Tonight you asked for daddy to take you to bed. That means I won't be seeing you guys again until I silent myself into bed with you. I'll scoot you to the middle to make space for me. And even though I'll be way too tired, I'll stretch the headlamp over my head and read one of the books on the floor next to the bed. Right now I think I know which book that will be. But by the later of the eve, I might just want to learn about random backyard plants that we can eat.
You are growing up so fast, I've lost a year of firsts. You've gained a year of firsts, to which no time is attached. Your mom, the writer, has not written any of it down. Part of me doesn't know how it happened. But that's like me you'll come to see. Gold intentions manufacturing dust. And summer flower garlands eventually hung. Felt birds to grace the feeder branch, yet unhung. Half finished fish.
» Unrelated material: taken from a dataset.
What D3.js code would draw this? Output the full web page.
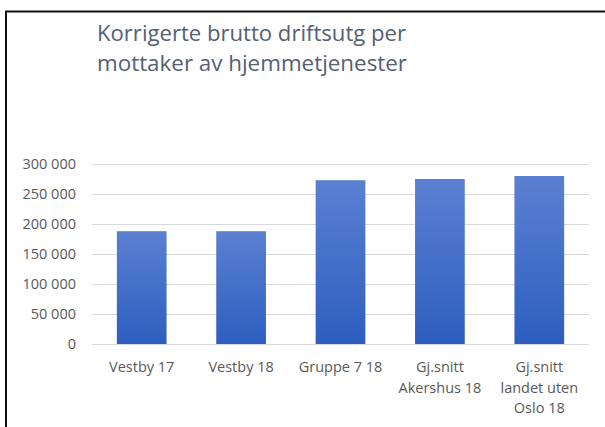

But now I'm just cutting myself short. We do so much together. Most of the time, we just be. I watch you color and paint. You tell me what you're drawing. The friends. The waterfalls and trains, mountains and airplanes. The octopuses with 1, 2, 7, 8, 9, 7, 8 arms, and the odd seahorse. I used to do all the drawing. (You have taught me everything I know about the mighty steam engine.) Now, though, I mostly sit.
There are times I want to bottle the moment. To be able to open it whenever I want to hear it sing. One morning down by the river, you were throwing rocks into the water like you always do. I leaned on a rock with my feet in the water, where you wanted to throw your finds. I pointed to where to throw them--away from me. You told me to move out of the way, please. I found an even better boulder and reclined, while you tossed rocks and wowed your excellent splashes.
In the sun, I could feel the right side of me burning, and I said that we would have to move to the shade and eat strawberries soon. As I write this, I smile. I understand why you dropped all the rocks in your hands and ran to the backpack. But at the time, I was mentally preparing you for a transition, which I presumed you would fight. Strawberries. But red red strawberries and green green grapes. What other magic could we possibly need?
We sat in the shade of a cliff, the one right below our house. The two stone chairs Daddy placed there a few weeks back still stood there. I took one and offered you the other. We sat and watched the river, slurped fruit and listened to the birds. You offered me strawberries, and held my leg or my arm or my hand the entire time. We were in the flow, so close, so quiet, so connected. To each other, to everything. We do not need a time machine.